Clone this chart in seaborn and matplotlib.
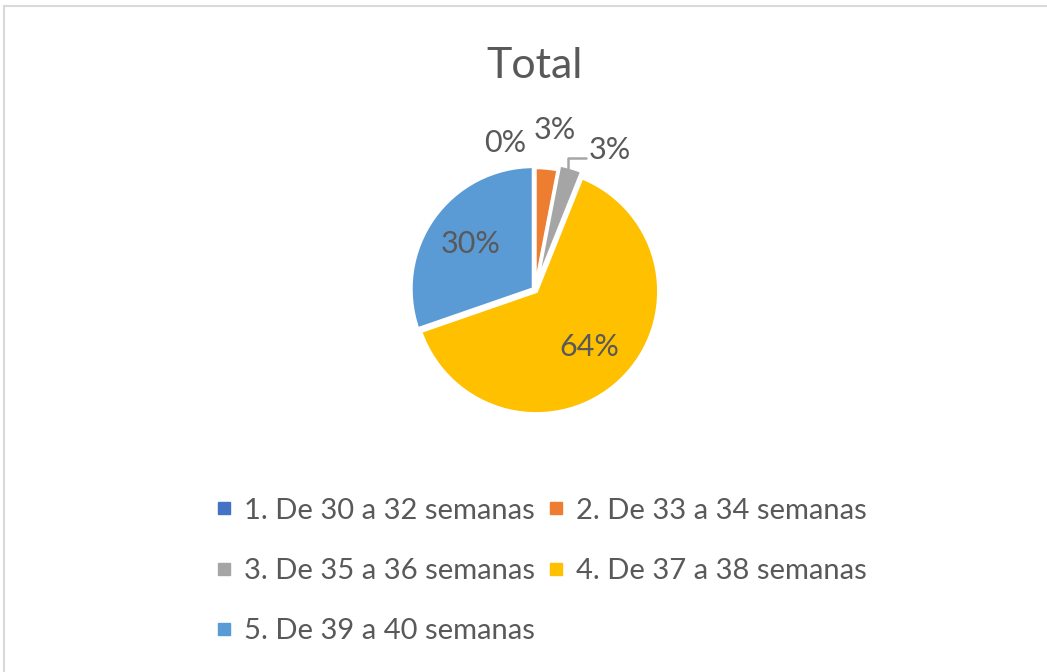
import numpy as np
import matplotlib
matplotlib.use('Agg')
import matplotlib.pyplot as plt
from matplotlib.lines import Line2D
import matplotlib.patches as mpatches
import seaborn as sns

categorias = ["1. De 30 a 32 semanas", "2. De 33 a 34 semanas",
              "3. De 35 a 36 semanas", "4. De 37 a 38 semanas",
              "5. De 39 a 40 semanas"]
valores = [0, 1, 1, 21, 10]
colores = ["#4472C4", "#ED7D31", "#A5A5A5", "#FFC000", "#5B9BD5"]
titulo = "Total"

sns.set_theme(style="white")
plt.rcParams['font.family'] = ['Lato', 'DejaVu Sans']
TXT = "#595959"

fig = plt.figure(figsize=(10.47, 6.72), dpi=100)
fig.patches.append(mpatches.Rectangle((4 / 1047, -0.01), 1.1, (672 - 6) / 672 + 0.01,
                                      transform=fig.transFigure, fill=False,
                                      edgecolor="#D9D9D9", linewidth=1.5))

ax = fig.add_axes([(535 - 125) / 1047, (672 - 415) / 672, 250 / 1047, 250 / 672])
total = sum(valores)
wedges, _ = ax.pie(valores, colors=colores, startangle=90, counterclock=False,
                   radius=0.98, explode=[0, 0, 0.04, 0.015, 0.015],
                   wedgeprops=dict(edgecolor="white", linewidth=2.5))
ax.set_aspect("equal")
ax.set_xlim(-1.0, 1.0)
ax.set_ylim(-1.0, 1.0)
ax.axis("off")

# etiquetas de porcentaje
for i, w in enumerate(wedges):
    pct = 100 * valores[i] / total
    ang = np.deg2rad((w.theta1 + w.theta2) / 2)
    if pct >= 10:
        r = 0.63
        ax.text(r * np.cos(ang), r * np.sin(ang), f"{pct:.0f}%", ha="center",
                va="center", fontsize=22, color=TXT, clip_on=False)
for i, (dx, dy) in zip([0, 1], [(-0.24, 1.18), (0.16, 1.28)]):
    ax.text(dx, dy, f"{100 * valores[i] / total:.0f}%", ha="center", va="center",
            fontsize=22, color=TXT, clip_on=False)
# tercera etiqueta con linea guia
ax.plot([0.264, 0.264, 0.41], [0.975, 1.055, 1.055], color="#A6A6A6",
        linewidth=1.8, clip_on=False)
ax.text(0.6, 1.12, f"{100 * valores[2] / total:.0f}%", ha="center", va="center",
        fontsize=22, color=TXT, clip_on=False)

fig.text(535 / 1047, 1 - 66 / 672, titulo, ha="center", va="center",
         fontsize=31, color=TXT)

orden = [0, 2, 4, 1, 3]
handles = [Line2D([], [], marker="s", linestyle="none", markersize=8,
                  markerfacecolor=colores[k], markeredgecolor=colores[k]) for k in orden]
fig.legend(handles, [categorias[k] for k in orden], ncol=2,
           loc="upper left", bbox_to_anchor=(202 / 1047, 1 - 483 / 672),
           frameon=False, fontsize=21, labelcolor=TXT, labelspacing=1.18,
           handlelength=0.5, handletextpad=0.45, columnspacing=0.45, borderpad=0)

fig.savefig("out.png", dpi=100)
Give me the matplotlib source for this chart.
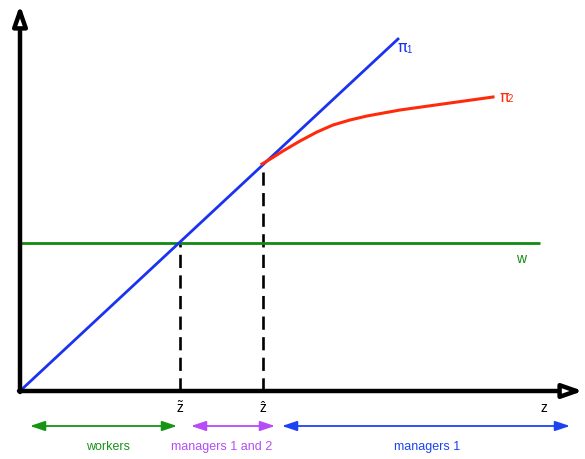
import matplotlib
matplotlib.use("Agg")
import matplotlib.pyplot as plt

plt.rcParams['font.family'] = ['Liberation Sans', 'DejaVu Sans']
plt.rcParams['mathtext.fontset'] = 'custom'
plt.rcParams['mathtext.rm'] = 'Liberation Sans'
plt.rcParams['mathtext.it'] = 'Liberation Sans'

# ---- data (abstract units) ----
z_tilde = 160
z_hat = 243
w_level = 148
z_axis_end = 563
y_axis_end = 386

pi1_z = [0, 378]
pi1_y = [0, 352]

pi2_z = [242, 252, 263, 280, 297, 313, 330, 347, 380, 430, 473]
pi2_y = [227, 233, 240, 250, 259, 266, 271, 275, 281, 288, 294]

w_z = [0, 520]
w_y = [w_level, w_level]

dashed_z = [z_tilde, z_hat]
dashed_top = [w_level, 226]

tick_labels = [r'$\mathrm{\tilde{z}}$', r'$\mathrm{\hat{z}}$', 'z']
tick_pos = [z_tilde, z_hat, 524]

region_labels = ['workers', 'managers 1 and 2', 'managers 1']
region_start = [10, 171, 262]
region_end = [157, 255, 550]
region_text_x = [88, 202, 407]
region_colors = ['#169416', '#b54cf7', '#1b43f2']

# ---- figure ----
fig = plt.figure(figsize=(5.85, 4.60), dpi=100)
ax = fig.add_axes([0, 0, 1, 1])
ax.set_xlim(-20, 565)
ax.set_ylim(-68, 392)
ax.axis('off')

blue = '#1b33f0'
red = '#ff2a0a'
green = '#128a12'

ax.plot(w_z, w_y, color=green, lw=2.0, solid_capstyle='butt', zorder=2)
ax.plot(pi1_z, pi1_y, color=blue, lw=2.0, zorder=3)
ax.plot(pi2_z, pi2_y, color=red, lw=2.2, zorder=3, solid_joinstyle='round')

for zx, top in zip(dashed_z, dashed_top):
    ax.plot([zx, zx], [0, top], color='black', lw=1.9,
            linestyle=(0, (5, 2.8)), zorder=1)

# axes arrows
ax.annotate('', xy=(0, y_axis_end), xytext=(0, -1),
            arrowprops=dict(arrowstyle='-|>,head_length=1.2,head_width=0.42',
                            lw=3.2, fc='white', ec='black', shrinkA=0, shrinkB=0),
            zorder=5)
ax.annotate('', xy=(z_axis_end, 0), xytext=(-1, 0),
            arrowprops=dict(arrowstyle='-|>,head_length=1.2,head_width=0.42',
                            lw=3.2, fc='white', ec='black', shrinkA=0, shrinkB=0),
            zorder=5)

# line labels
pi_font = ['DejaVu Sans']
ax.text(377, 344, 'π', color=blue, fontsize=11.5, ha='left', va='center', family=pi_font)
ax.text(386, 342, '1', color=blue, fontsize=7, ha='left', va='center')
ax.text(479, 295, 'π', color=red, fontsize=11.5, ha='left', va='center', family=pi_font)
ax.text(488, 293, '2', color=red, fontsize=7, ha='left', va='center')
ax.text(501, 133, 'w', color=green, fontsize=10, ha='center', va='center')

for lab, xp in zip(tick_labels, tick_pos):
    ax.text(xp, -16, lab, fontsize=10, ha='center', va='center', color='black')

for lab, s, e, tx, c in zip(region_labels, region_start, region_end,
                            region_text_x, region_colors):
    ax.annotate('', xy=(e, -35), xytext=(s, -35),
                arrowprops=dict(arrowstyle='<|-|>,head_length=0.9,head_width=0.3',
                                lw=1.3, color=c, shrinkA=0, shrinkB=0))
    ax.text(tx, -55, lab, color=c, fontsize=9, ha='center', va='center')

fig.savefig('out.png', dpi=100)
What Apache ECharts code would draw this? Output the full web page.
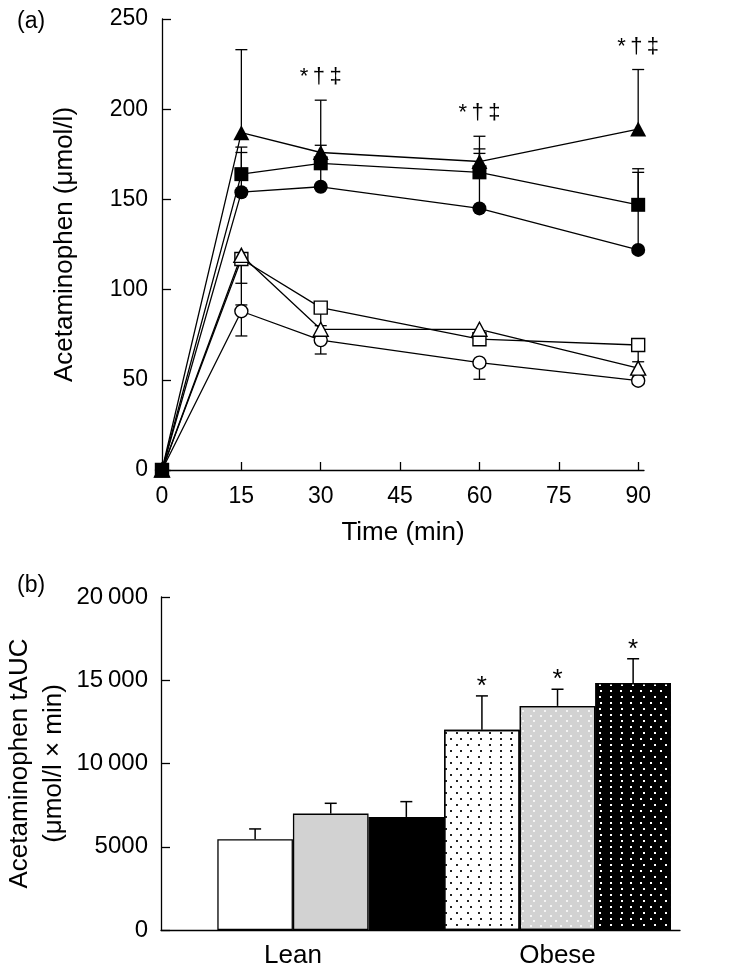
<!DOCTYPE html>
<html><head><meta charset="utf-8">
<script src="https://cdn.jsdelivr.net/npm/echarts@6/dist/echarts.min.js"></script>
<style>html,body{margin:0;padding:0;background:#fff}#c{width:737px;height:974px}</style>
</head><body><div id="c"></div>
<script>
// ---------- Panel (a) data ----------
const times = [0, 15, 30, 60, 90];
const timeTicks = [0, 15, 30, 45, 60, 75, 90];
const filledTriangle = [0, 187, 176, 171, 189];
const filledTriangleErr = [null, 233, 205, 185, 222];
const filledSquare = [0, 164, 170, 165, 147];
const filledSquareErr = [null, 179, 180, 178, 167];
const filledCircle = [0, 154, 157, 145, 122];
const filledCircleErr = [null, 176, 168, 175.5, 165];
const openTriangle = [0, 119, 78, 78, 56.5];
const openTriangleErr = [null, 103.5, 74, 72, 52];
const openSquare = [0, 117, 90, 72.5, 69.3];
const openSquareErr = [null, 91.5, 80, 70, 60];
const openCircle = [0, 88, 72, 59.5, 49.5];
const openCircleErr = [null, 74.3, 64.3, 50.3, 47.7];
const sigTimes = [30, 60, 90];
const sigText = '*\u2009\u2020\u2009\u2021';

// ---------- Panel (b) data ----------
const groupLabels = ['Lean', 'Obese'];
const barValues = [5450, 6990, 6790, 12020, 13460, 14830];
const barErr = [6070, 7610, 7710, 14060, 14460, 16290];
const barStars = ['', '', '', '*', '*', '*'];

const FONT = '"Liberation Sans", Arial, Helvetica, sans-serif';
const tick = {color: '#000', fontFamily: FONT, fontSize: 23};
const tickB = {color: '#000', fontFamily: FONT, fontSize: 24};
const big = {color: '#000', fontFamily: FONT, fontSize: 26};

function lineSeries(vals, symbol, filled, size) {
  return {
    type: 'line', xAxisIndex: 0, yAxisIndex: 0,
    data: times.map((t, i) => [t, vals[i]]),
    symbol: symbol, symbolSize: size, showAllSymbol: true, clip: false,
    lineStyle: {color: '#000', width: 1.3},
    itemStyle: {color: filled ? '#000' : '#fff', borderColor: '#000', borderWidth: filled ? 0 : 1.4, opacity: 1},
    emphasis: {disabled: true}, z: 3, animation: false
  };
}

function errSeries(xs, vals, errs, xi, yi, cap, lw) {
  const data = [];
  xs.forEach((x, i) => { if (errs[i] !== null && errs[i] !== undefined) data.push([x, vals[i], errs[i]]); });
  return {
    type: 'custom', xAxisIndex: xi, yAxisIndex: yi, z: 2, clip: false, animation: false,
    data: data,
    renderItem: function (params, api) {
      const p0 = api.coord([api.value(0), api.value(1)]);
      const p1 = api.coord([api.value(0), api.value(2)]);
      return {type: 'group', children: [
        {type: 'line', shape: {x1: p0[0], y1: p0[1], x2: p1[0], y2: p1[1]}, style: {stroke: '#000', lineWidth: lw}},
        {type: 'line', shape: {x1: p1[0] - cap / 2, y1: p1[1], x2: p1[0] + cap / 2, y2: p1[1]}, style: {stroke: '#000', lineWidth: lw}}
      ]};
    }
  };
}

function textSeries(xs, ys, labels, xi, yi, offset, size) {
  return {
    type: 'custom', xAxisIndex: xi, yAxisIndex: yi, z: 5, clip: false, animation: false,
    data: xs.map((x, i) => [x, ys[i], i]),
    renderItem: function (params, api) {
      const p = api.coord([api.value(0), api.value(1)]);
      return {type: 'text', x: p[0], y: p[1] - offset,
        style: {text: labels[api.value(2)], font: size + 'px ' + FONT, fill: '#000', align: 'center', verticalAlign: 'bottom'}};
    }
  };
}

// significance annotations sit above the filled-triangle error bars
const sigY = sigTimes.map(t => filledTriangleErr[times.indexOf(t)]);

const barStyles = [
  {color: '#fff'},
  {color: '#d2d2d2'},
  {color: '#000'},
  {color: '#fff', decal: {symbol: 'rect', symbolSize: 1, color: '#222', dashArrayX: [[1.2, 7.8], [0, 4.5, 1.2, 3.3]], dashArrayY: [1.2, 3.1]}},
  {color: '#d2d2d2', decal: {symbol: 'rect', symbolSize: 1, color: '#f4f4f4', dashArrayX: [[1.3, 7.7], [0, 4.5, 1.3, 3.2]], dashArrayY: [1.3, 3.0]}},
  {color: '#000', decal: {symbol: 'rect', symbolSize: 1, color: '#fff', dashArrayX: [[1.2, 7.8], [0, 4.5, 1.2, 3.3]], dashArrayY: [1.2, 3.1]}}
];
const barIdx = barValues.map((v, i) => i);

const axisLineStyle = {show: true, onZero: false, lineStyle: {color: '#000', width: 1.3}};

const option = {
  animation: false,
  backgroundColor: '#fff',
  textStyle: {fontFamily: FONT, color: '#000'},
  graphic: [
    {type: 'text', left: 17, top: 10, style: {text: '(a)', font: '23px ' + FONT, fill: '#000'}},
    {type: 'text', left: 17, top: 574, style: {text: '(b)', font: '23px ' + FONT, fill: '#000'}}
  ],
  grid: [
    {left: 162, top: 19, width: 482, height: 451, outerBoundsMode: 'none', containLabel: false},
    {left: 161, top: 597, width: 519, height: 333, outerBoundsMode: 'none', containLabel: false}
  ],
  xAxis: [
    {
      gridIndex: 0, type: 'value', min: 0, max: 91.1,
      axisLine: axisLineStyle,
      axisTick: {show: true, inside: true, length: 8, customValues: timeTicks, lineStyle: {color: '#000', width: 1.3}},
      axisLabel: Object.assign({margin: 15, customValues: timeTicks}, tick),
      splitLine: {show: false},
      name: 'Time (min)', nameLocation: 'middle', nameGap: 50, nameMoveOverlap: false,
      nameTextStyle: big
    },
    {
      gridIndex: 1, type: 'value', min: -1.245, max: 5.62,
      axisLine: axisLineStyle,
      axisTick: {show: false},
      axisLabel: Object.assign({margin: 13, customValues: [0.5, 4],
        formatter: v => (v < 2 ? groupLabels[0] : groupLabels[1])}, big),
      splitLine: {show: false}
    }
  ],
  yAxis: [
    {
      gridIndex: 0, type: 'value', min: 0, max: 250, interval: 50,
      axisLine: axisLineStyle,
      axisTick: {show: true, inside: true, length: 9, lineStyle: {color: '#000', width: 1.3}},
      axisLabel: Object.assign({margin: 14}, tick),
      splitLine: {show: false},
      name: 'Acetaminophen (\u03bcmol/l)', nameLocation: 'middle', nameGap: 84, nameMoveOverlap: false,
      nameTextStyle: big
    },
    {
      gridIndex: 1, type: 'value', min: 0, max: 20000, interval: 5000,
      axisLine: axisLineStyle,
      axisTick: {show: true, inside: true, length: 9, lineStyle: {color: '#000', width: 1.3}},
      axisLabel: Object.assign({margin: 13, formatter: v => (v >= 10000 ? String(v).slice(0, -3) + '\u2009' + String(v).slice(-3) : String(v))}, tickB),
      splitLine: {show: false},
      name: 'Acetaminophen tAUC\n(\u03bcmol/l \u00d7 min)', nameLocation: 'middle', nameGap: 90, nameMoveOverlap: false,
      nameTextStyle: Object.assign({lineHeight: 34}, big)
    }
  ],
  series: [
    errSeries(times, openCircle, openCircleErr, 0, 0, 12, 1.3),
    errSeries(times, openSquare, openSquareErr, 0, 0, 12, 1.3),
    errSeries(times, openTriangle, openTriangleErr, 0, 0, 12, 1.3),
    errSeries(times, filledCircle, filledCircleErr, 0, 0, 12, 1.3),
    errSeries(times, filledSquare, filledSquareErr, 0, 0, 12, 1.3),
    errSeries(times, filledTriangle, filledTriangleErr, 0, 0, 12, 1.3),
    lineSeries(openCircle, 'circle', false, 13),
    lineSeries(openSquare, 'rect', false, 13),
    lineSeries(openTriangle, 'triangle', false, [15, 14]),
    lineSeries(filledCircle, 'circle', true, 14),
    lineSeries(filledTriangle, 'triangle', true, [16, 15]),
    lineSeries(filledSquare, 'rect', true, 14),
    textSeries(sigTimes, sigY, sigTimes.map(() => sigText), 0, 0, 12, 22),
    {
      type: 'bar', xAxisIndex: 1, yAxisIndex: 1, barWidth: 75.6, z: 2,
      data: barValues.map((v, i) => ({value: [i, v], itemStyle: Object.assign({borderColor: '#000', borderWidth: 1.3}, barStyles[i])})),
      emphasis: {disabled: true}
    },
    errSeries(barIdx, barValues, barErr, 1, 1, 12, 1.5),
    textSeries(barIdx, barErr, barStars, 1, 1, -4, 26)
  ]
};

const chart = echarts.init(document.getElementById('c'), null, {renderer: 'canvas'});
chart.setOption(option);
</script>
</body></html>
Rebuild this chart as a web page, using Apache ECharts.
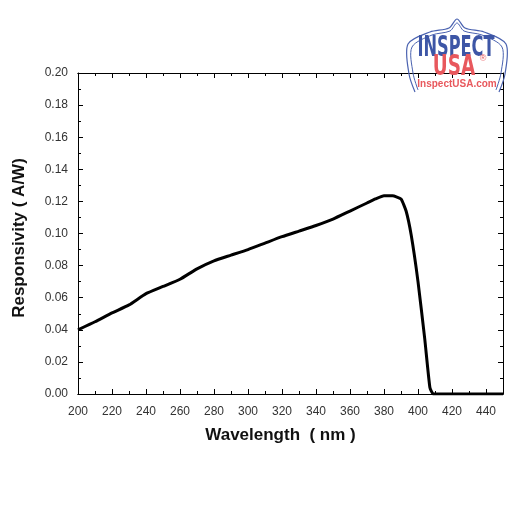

____

• **Problem to solve**:
Set down the lines running from the one with "Give me the matplotlib source for this chart." through the one with "plt.rcParams['mathtext.it'] = 'Liberation", both ends kept, exactly and with no pictures.

• **Written answer**:
Give me the matplotlib source for this chart.
import matplotlib
matplotlib.use("Agg")
import matplotlib.pyplot as plt

plt.rcParams['font.family'] = ['Liberation Sans', 'DejaVu Sans']
plt.rcParams['mathtext.fontset'] = 'custom'
plt.rcParams['mathtext.rm'] = 'Liberation Sans'
plt.rcParams['mathtext.it'] = 'Liberation Sans'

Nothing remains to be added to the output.